# What to work on:
Copy the data precisely, character for character, and leave out every picture.

-- begin --

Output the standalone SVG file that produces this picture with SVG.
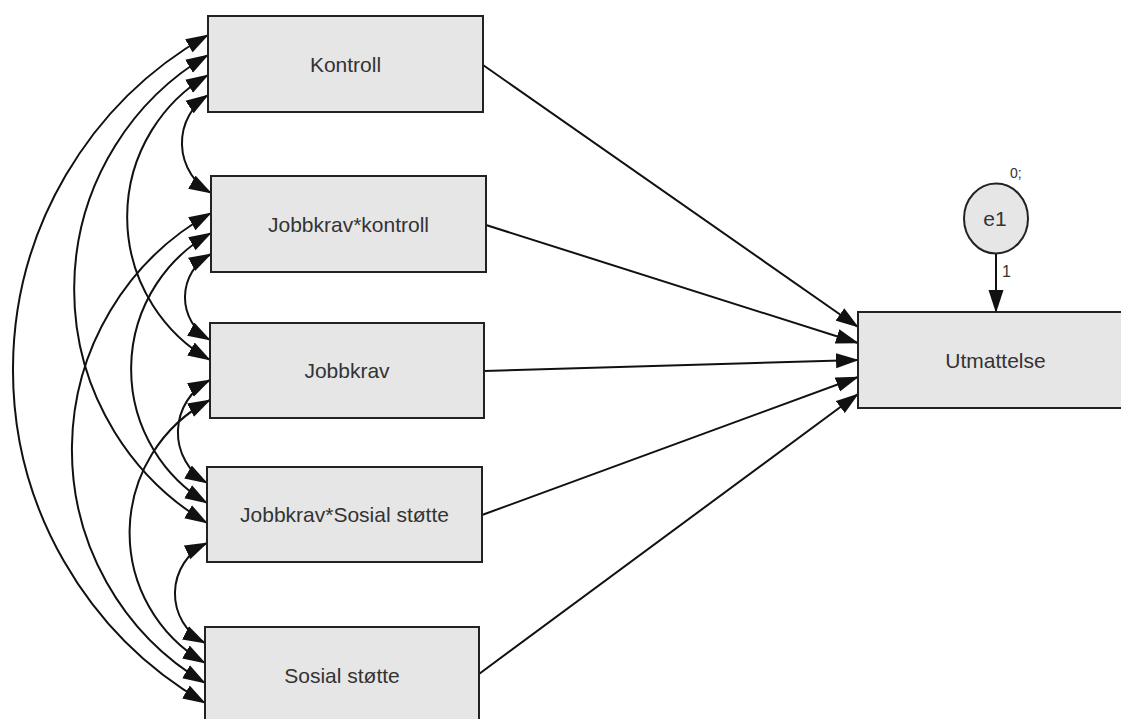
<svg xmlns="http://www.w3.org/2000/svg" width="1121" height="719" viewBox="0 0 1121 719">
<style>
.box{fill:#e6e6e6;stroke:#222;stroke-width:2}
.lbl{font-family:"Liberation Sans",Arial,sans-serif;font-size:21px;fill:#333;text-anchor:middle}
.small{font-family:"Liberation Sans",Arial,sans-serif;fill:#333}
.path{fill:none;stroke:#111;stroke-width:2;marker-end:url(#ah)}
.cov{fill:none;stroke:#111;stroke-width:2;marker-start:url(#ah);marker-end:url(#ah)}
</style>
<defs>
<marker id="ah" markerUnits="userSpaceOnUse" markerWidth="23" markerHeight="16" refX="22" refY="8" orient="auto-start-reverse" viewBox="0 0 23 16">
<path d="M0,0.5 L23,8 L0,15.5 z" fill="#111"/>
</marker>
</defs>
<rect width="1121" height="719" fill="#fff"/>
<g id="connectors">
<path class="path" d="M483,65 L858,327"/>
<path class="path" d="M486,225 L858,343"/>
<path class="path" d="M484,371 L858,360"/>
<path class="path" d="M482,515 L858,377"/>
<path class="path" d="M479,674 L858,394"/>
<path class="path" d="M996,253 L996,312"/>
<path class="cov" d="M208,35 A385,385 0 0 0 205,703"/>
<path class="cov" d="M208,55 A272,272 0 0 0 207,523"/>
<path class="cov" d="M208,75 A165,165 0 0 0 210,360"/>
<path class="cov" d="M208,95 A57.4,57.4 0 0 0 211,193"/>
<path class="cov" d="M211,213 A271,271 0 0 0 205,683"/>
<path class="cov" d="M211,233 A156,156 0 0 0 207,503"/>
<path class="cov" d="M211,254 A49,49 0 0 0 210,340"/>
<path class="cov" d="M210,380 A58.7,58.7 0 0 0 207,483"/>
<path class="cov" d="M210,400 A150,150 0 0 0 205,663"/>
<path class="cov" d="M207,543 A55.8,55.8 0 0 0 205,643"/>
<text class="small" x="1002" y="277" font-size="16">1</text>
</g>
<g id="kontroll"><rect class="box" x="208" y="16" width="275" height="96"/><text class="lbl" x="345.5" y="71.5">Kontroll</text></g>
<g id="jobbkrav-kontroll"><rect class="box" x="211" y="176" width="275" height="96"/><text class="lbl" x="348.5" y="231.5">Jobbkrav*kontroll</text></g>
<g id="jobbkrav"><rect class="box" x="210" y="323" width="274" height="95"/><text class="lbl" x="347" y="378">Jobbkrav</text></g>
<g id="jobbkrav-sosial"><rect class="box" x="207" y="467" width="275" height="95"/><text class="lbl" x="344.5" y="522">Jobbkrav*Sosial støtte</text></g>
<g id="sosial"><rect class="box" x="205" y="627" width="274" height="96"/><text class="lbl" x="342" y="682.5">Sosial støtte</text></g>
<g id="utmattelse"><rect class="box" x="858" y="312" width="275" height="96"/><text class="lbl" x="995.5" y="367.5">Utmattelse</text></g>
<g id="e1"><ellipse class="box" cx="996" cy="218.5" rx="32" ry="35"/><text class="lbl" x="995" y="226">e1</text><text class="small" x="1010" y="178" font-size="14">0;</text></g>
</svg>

-- end --

# Output for this task:
Output the standalone SVG file that produces this picture with SVG.
<svg xmlns="http://www.w3.org/2000/svg" width="1121" height="719" viewBox="0 0 1121 719">
<style>
.box{fill:#e6e6e6;stroke:#222;stroke-width:2}
.lbl{font-family:"Liberation Sans",Arial,sans-serif;font-size:21px;fill:#333;text-anchor:middle}
.small{font-family:"Liberation Sans",Arial,sans-serif;fill:#333}
.path{fill:none;stroke:#111;stroke-width:2;marker-end:url(#ah)}
.cov{fill:none;stroke:#111;stroke-width:2;marker-start:url(#ah);marker-end:url(#ah)}
</style>
<defs>
<marker id="ah" markerUnits="userSpaceOnUse" markerWidth="23" markerHeight="16" refX="22" refY="8" orient="auto-start-reverse" viewBox="0 0 23 16">
<path d="M0,0.5 L23,8 L0,15.5 z" fill="#111"/>
</marker>
</defs>
<rect width="1121" height="719" fill="#fff"/>
<g id="connectors">
<path class="path" d="M483,65 L858,327"/>
<path class="path" d="M486,225 L858,343"/>
<path class="path" d="M484,371 L858,360"/>
<path class="path" d="M482,515 L858,377"/>
<path class="path" d="M479,674 L858,394"/>
<path class="path" d="M996,253 L996,312"/>
<path class="cov" d="M208,35 A385,385 0 0 0 205,703"/>
<path class="cov" d="M208,55 A272,272 0 0 0 207,523"/>
<path class="cov" d="M208,75 A165,165 0 0 0 210,360"/>
<path class="cov" d="M208,95 A57.4,57.4 0 0 0 211,193"/>
<path class="cov" d="M211,213 A271,271 0 0 0 205,683"/>
<path class="cov" d="M211,233 A156,156 0 0 0 207,503"/>
<path class="cov" d="M211,254 A49,49 0 0 0 210,340"/>
<path class="cov" d="M210,380 A58.7,58.7 0 0 0 207,483"/>
<path class="cov" d="M210,400 A150,150 0 0 0 205,663"/>
<path class="cov" d="M207,543 A55.8,55.8 0 0 0 205,643"/>
<text class="small" x="1002" y="277" font-size="16">1</text>
</g>
<g id="kontroll"><rect class="box" x="208" y="16" width="275" height="96"/><text class="lbl" x="345.5" y="71.5">Kontroll</text></g>
<g id="jobbkrav-kontroll"><rect class="box" x="211" y="176" width="275" height="96"/><text class="lbl" x="348.5" y="231.5">Jobbkrav*kontroll</text></g>
<g id="jobbkrav"><rect class="box" x="210" y="323" width="274" height="95"/><text class="lbl" x="347" y="378">Jobbkrav</text></g>
<g id="jobbkrav-sosial"><rect class="box" x="207" y="467" width="275" height="95"/><text class="lbl" x="344.5" y="522">Jobbkrav*Sosial støtte</text></g>
<g id="sosial"><rect class="box" x="205" y="627" width="274" height="96"/><text class="lbl" x="342" y="682.5">Sosial støtte</text></g>
<g id="utmattelse"><rect class="box" x="858" y="312" width="275" height="96"/><text class="lbl" x="995.5" y="367.5">Utmattelse</text></g>
<g id="e1"><ellipse class="box" cx="996" cy="218.5" rx="32" ry="35"/><text class="lbl" x="995" y="226">e1</text><text class="small" x="1010" y="178" font-size="14">0;</text></g>
</svg>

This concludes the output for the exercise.